Your account is subject to two types of rate limits: WebSocket limits and generation concurrency limits.
WebSocket limits
You don’t need to worry about WebSocket limits if you’re only using the HTTP API.
We limit the number of parallel WebSocket connections to 10X your concurrency limit. For example, if you have a concurrency limit of 15, you can have up to 150 parallel WebSocket connections.
If you exceed your WebSocket limit, you will receive a 429 Too Many Requests
error on trying to open a new WebSocket connection.
Usually, when users run into WebSocket limits (even at scale), it’s because they’re not properly closing idle connections. Beyond closing idle connections, you can also create a connection pool to ensure you don’t exceed your WebSocket limit.
Concurrency limits
We measure generation concurrency in terms of the number of unique contexts active at a given time.
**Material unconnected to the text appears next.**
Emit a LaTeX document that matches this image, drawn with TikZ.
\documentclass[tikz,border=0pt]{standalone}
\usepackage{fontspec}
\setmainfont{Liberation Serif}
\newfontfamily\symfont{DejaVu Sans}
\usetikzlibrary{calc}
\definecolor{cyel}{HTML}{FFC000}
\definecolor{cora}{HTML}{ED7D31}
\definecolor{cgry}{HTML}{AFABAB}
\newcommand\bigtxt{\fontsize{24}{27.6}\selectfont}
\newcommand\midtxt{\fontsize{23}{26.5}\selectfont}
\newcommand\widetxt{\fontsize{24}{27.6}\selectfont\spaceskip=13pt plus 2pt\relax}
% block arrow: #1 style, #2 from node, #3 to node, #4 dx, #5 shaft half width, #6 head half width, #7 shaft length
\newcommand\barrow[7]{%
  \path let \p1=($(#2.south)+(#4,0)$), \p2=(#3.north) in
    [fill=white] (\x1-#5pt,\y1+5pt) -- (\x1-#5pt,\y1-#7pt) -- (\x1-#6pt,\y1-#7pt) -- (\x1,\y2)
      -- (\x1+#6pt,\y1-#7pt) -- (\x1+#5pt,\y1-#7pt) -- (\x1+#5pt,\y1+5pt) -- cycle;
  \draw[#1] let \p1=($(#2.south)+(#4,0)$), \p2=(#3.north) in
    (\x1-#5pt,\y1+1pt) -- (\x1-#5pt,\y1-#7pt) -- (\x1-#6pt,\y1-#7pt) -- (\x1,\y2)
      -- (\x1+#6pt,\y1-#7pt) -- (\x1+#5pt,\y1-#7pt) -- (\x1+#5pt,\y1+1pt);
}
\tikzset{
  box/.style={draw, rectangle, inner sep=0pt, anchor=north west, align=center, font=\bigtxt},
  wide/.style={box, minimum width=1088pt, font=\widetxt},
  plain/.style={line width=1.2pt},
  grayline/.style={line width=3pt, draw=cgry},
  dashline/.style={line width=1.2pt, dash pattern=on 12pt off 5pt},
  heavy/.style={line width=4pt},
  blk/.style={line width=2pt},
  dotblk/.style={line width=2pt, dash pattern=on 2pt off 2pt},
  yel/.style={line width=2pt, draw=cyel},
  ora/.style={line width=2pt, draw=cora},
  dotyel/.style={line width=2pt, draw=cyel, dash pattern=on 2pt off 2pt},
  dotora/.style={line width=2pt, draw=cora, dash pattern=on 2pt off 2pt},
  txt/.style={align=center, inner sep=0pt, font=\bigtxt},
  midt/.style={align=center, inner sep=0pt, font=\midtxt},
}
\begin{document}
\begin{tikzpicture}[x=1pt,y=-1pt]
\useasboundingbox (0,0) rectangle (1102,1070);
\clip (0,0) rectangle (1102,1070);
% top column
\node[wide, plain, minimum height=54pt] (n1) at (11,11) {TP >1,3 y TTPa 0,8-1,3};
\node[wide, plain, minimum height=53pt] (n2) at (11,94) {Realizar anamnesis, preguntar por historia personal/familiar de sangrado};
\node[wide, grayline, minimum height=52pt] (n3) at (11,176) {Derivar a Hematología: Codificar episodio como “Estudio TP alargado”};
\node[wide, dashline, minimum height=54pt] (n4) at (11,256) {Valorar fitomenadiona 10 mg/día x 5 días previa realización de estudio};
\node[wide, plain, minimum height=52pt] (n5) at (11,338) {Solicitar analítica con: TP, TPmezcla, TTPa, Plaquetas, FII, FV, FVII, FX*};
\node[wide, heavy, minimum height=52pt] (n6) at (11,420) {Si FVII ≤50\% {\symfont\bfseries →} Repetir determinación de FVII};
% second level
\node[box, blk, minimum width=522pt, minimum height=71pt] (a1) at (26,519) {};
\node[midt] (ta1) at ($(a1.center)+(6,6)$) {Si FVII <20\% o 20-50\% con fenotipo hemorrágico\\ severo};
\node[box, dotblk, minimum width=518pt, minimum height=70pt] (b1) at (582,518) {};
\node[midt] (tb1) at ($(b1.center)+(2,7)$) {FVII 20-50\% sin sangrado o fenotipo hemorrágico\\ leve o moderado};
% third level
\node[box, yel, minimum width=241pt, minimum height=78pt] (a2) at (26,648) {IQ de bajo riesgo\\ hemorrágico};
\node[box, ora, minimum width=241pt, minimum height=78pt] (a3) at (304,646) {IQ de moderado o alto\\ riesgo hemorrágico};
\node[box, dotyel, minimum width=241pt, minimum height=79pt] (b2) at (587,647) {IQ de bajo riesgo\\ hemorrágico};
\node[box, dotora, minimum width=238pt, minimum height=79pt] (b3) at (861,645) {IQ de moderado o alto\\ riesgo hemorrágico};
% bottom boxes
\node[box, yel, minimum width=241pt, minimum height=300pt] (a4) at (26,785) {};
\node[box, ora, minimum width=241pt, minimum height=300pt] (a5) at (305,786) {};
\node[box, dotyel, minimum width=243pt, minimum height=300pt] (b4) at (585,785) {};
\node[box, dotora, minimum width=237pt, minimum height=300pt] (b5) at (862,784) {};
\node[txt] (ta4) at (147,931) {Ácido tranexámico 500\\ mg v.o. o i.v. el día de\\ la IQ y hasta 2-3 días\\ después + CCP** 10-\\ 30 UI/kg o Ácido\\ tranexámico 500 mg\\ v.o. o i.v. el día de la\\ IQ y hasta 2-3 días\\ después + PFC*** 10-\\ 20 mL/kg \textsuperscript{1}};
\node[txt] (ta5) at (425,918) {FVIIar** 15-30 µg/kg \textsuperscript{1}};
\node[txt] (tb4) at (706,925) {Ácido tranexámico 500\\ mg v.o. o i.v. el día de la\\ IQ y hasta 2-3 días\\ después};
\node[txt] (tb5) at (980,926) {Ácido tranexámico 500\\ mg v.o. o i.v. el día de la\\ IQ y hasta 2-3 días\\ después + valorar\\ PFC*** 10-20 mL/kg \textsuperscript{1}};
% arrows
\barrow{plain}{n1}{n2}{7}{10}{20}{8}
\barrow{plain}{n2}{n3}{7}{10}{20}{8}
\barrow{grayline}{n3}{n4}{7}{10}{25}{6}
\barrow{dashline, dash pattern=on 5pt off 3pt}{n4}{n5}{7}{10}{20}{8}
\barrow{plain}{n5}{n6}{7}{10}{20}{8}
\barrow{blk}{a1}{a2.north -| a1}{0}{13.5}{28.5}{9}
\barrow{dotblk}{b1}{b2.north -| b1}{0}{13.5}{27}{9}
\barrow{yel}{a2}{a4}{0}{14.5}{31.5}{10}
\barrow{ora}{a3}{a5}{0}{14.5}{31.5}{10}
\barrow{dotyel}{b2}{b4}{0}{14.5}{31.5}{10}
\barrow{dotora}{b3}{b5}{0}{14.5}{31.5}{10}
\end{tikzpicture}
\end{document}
For regular HTTP endpoints, each HTTP request corresponds to a context. For WebSockets, each context_id
corresponds to a unique context; additional messages you send with the same context_id
will not count against your concurrency limit.
If you exceed your concurrency limit, you will receive a 429 Too Many Requests
error. You can check your concurrency limit and upgrade it on the playground at play.cartesia.ai.
Interpreting concurrency limits
How you interpret your concurrency limit depends on how you’re using the Sonic model family.
Conversational use cases
For real-time conversational use cases, such as powering voice agents, we’ve found that the number of parallel conversations you can support is effectively 4X your concurrency limit. This is just a rule of thumb, and depends on the types of conversations you’re supporting. You can reach out to us to discuss your specific use case.
For example, if you have a concurrency limit of 15, you can typically support 60 parallel conversations.
Non-conversational use cases
For non-conversational use cases, such as generating speech in batch jobs, there is a more direct relationship between your concurrency limit and the number of parallel generations you can support.
For example, if you have a concurrency limit of 15, you can typically support 15 parallel generations. You can use a connection pool to ensure you don’t exceed your concurrency limit.
WebSocket timeouts
We close idle WebSocket connections after 5 minutes. If you need to keep a connection open for longer, you can periodically do a generation to keep the connection from idling.